Overall, this framework and the two tools to explore value appealed to the participants. We performed a quick, not-statistically-valid assessment of the experience. We received fourteen responses to three questions: “The two-step model is easy to use,” “I could teach the two-step model to students,” and “The two-step model illustrates non-monetary value.” Each question garnered at least an average score of 4, on a 5-point Likert agreement scale. The highest response occurred for the non-monetary value question, yielding all 4’s and 5’s, for an average 4.7. With respect to comments, faculty were most intrigued by the idea of considering their own work in this value framework, noting specifically that this aspect of the workshop should be retained and strengthened, perhaps by leveraging strategic planning documents (e.g., how do various typical faculty activities and models of being a faculty member fit the goals of an academic master plan). The participants requested the tools in e-form to use on their own and in their classes. This positive response suggests a felt need for ways to incorporate considerations of value in the design education we offer.
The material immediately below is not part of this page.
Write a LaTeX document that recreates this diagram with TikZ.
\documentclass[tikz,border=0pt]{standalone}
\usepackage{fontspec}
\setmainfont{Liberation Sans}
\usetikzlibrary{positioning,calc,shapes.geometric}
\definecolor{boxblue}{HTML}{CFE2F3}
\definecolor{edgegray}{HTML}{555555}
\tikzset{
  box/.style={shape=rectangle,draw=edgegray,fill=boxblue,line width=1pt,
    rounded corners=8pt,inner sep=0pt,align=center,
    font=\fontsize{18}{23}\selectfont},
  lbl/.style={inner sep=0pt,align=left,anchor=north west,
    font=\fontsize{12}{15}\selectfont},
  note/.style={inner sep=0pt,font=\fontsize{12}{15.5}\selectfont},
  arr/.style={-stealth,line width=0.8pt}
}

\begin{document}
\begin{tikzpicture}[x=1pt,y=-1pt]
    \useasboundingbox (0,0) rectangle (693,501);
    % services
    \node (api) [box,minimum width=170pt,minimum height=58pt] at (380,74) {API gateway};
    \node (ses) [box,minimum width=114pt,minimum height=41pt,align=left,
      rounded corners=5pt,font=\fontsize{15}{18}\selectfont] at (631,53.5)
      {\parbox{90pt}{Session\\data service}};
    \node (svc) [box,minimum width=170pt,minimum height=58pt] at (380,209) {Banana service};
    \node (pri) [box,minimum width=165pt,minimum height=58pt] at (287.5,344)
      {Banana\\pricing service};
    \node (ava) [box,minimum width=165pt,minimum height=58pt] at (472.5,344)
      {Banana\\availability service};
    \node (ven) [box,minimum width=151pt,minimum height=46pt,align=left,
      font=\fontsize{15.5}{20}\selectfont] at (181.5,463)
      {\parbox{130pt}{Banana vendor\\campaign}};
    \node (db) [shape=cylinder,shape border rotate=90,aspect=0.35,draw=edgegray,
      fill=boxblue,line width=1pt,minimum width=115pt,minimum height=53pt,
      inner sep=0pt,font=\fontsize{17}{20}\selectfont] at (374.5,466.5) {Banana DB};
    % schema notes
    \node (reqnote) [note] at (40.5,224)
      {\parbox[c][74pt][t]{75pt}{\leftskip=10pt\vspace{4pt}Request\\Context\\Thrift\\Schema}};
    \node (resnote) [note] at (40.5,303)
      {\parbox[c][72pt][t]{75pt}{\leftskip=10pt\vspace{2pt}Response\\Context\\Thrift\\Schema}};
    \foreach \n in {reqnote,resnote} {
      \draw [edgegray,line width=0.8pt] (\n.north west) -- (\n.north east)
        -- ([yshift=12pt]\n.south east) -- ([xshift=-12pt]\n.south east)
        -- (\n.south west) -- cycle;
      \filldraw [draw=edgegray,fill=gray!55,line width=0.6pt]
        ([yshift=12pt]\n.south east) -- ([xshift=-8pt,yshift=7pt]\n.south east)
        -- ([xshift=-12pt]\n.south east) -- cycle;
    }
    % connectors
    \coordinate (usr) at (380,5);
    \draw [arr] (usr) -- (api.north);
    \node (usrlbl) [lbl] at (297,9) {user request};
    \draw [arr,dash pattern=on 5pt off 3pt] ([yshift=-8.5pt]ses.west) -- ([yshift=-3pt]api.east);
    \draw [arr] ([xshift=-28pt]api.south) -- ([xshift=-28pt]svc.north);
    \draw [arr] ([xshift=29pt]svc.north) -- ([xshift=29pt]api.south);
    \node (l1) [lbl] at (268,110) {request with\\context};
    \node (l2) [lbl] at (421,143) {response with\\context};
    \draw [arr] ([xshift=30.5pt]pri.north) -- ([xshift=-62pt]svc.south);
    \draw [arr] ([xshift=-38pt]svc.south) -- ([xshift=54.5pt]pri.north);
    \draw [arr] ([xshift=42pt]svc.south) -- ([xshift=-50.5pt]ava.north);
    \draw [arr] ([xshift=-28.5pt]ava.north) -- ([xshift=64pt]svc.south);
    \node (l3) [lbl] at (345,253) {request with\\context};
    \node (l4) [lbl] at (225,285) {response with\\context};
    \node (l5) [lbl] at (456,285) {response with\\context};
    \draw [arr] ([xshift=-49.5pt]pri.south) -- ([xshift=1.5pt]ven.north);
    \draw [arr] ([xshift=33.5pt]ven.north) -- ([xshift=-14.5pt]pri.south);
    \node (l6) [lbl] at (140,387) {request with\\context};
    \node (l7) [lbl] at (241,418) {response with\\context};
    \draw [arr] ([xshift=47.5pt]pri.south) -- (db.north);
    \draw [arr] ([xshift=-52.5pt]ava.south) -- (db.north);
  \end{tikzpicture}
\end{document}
In summary, characterizing value with respect to economic drivers is one important mechanism to consider when creating or comparing products or services. However, this perspective doesn’t recognize a wide variety of societal and individual needs or the perspectives of atypical but important stakeholders, or how stakeholders differentially conceptualize features (Tantalo and Priem, 2014). We advocate for a broader definition of value and believe that the tools provided here emphasize the comprehensive scope that value creation can have.

References

Tantalo, C. & R. L. Priem. 2014. Value creation through stakeholder synergy. Strategic Management Journal 37(2): 314-329.

Navarro-García, A., M. Peris-Ortiz, & C. Rueda-Armengot. 2015. Value co-creation, collaborative learning and competences in higher education. In M. Peris-Ortiz, J.M. Merigó Lindahl (eds.), Sustainable Learning in Higher Education: Developing Competencies for the Global Marketplace. Springer International, Switzerland.

Vargo, S. L., P. P. Maglio, & M. A. Akaka. 2008. On value and value co-creation: a service systems and service logic perspective. European Management Journal 26: 145-152.

Kline, W., W. Schindel, A. Bernal, & M. Simoni. 2017. Development of enhanced value, feature, and stakeholder views for a model-based design approach. American Society for Engineering Education Annual Conference, Columbus OH.